Floaters is my term for clusters of quick and varied marks with which I punctuate open space in my visual compositions. I named them out of necessity because little guys made me sound goofy. I tend to imbue everything with personality as a result of my world-view that consciousness is the basis of reality and that matter is merely a thin crust on top of it. Most people don’t want to think about that so I just call my little guys floaters now. FYI a floater to a vertical line is a dangler.

Wassily Kandinsky’s chaos was not chaotic. His most fanciful abstracts–at least late in his career–are as tidy as the Mérode Altarpiece. He is therefore an inspiration to all the contemporary artists whose process and imagery are simultaneously spontaneous and restrained. His visual ideas are fresh and intuitive, but his heart is steady and his craft refined.

Whitney Wood Bailey and Bernard Dumaine (who I quote in other posts) work in that mode. Many abstract artists do. Melissa Gwyn, my college teacher describes herself that way in her bio. Granted, she paints the illusion of a light source into many works, which demonstrates extreme determination for order.

I imagine my floaters to be very fancy. I just start out at extreme cubism and take it from there so the viewers never know how lovely my subjects are in life, or in my imagination as reality may have it be.

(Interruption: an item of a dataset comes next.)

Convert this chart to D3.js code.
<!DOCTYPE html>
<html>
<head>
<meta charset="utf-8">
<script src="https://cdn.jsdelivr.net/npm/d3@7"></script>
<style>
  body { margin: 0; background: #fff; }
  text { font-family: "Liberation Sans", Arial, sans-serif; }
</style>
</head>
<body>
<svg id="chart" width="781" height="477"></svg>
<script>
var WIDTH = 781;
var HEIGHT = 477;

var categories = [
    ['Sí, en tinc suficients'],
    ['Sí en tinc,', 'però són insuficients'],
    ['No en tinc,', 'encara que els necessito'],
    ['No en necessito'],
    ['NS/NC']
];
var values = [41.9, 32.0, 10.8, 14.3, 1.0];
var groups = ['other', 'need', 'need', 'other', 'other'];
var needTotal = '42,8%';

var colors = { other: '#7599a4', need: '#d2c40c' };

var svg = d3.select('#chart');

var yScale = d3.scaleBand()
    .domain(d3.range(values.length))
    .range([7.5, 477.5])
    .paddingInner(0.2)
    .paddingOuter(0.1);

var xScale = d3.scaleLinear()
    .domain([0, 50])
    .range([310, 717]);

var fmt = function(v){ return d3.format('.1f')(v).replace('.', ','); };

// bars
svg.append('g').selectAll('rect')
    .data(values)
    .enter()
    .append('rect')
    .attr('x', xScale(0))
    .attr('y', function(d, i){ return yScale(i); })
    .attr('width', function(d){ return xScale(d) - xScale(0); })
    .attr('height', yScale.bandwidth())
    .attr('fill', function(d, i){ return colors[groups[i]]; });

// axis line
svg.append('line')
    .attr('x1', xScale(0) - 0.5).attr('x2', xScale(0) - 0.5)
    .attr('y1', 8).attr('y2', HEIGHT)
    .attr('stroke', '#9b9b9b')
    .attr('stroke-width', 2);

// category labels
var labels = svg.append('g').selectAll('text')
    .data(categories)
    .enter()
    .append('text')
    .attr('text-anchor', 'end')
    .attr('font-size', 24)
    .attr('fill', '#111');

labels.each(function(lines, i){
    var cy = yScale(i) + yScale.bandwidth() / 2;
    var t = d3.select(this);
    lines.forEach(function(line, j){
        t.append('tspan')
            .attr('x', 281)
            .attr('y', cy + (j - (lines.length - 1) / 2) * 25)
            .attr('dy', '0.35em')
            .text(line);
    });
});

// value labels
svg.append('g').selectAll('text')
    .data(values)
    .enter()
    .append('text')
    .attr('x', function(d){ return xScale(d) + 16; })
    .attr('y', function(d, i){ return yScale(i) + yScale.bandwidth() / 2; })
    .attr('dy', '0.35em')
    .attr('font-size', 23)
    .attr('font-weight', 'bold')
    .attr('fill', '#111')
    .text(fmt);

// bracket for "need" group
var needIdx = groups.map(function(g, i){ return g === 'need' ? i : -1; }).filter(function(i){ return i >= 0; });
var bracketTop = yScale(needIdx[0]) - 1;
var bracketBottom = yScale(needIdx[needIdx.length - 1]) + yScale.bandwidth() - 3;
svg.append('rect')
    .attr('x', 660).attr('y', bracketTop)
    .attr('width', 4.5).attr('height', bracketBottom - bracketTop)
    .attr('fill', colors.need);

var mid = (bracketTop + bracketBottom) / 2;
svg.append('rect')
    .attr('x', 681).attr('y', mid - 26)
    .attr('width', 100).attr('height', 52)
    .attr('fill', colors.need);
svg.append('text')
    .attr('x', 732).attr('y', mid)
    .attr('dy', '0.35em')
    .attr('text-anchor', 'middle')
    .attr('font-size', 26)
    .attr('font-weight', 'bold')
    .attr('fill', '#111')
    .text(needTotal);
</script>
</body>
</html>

I knew as a child that art appreciation was a substantial gift from my father, but I couldn’t understand how deeply he sowed it in my subconscious. When I see this painting of floaters I feel like they are my floaters, like Kandinsky captured them from my imagination and pinned them to a blue table cloth on a little table like butterfly bodies on exhibit.

Remembering the tattered poster in my father’s office, and cold sunny Berkeley days of browsing hundreds of posters in floor to ceiling racks at the Reprint Mint while he drank espresso and ate baklava at the Cafe Med across the street–just remembering makes me feel the art. I feel the warmth of Monet’s overgrown garden on sunny afternoons, Kandinsky’s spontaneous initial gestures, and the calm and wonder which have overcome my cold anxious heart many times during my observation of great works of art. Art soothes my heart; it calms my nerves and I love it so very much. Thank you Dad.